The Londoner plugs in the synths for a journey into the supernatural. Natasha Khan’s latest is a synth-pop love letter to the ’80s sci-fi and fantasy films of her youth. “Lost Girls” is the fifth studio album by Natasha Khan, known professionally as Bat for Lashes. It was released on 6th September 2019 through AWAL Recordings. It is Khan’s first album since 2016’s The Bride. The lead single “Kids in the Dark” was released on 10th June 2019.
Lost Girls is no less fantastical. Loosely centered around a new character (Nikki Pink) and a gang of biker women who roam the sunset streets of an eerie, make-believe vision of LA, it’s essentially a love letter to the ’80s sci-fi and fantasy films of her youth. She wrote the songs while working on a script of her own, and the starry-eyed, big-screen synth-pop of “Kids in the Dark” sounds like the soundtrack to the big romantic clinch in her own coming-of-age flick.

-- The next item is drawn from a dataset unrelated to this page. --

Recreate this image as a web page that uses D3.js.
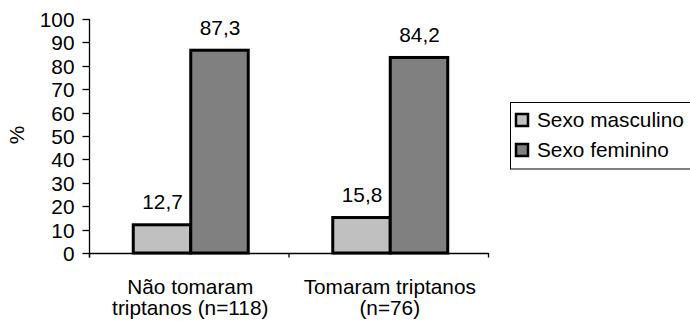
<!DOCTYPE html>
<html><head><meta charset="utf-8">
<script src="https://cdn.jsdelivr.net/npm/d3@7"></script>
<style>
html,body{margin:0;padding:0;background:#fff;}
svg{display:block;font-family:Arial,"Liberation Sans",sans-serif;}
</style></head>
<body>
<svg id="chart" width="690" height="321"></svg>
<script>
const categories = [["Não tomaram", "triptanos (n=118)"], ["Tomaram triptanos", "(n=76)"]];
const categoryKeys = ["nao", "sim"];
const seriesNames = ["Sexo masculino", "Sexo feminino"];
const seriesColors = ["#C0C0C0", "#808080"];
const masculino = [12.7, 15.8];
const feminino = [87.3, 84.2];
const yTicks = [0, 10, 20, 30, 40, 50, 60, 70, 80, 90, 100];
const yLabel = "%";

(function () {
const seriesValues = [masculino, feminino];
const svg = d3.select("#chart");
const fs = 20.8;
const pLeft = 89.5, pRight = 488.5, pTop = 19, pBottom = 253;

const y = d3.scaleLinear().domain([0, 100]).range([pBottom, pTop]);
const x0 = d3.scaleBand().domain(categoryKeys).range([pLeft, pRight]).paddingInner(0).paddingOuter(0);
const x1 = d3.scaleBand().domain(seriesNames).range([0, x0.bandwidth()]).paddingInner(0).paddingOuter(0.735);

const fmt = v => d3.format(".1f")(v).replace(".", ",");

// bars
const g = svg.append("g");
categoryKeys.forEach((k, ci) => {
  seriesNames.forEach((s, si) => {
    const v = seriesValues[si][ci];
    const bx = x0(k) + x1(s);
    g.append("rect")
      .attr("x", bx + 1.5).attr("y", y(v) + 1.5)
      .attr("width", x1.bandwidth()).attr("height", y(0) - y(v) - 1.5)
      .attr("fill", seriesColors[si]).attr("stroke", "#000").attr("stroke-width", 3);
    g.append("text")
      .attr("x", bx + x1.bandwidth() / 2 + 2).attr("y", y(v) - 14)
      .attr("text-anchor", "middle").attr("font-size", fs).attr("fill", "#000")
      .text(fmt(v));
  });
});

// y axis
const yAxis = svg.append("g");
yAxis.append("line").attr("x1", pLeft).attr("x2", pLeft).attr("y1", y(100)).attr("y2", pBottom + 4.5)
  .attr("stroke", "#000").attr("stroke-width", 1.3);
yTicks.forEach(t => {
  const ty = Math.round(y(t)) + 0.5;
  yAxis.append("line").attr("x1", pLeft - 7).attr("x2", pLeft).attr("y1", ty).attr("y2", ty)
    .attr("stroke", "#000").attr("stroke-width", 1.3);
  yAxis.append("text").attr("x", 74.5).attr("y", ty).attr("dy", "0.36em")
    .attr("text-anchor", "end").attr("font-size", fs).attr("fill", "#000").text(t);
});

// x axis
const xAxis = svg.append("g");
xAxis.append("line").attr("x1", pLeft).attr("x2", pRight).attr("y1", pBottom + 0.5).attr("y2", pBottom + 0.5)
  .attr("stroke", "#000").attr("stroke-width", 1.3);
[pLeft, x0(categoryKeys[1]), pRight].forEach(tx => {
  xAxis.append("line").attr("x1", tx).attr("x2", tx).attr("y1", pBottom).attr("y2", pBottom + 4.5)
    .attr("stroke", "#000").attr("stroke-width", 1.3);
});
categoryKeys.forEach((k, ci) => {
  const t = xAxis.append("text").attr("text-anchor", "middle").attr("font-size", fs).attr("fill", "#000");
  categories[ci].forEach((line, li) => {
    t.append("tspan").attr("x", x0(k) + x0.bandwidth() / 2 + 1).attr("y", 293.5 + li * 21.5).text(line);
  });
});

// y label
svg.append("text").attr("transform", "translate(24,135) rotate(-90)")
  .attr("text-anchor", "middle").attr("font-size", fs).attr("fill", "#000").text(yLabel);

// legend
const lg = svg.append("g");
lg.append("rect").attr("x", 510.5).attr("y", 102.5).attr("width", 190).attr("height", 66.5)
  .attr("fill", "none").attr("stroke", "#000").attr("stroke-width", 1);
seriesNames.forEach((s, i) => {
  const cy = 120 + i * 30;
  lg.append("rect").attr("x", 516).attr("y", cy - 6).attr("width", 12).attr("height", 12)
    .attr("fill", seriesColors[i]).attr("stroke", "#000").attr("stroke-width", 2.5);
  lg.append("text").attr("x", 537).attr("y", cy + 7).attr("font-size", fs).attr("fill", "#000").text(s);
});
})();
</script>
</body></html>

Khan has cited 1980s music and cinema as an inspiration for the record, citing artists such as Bananarama, Cyndi Lauper and The Blue Nile as well as film composer John Williams.
Bat For Lashes rarely makes anything less than a big statement with each of her releases—even the one-off side projects—and Lost Girls is not an exception. In some respects it feels like a paring down; the songs are shorter, the concept a bit less cosmic or emotionally overwhelming, but the final product remains grand, a rich headphone experience as much as it is a backdrop for some particularly elaborate daydreams.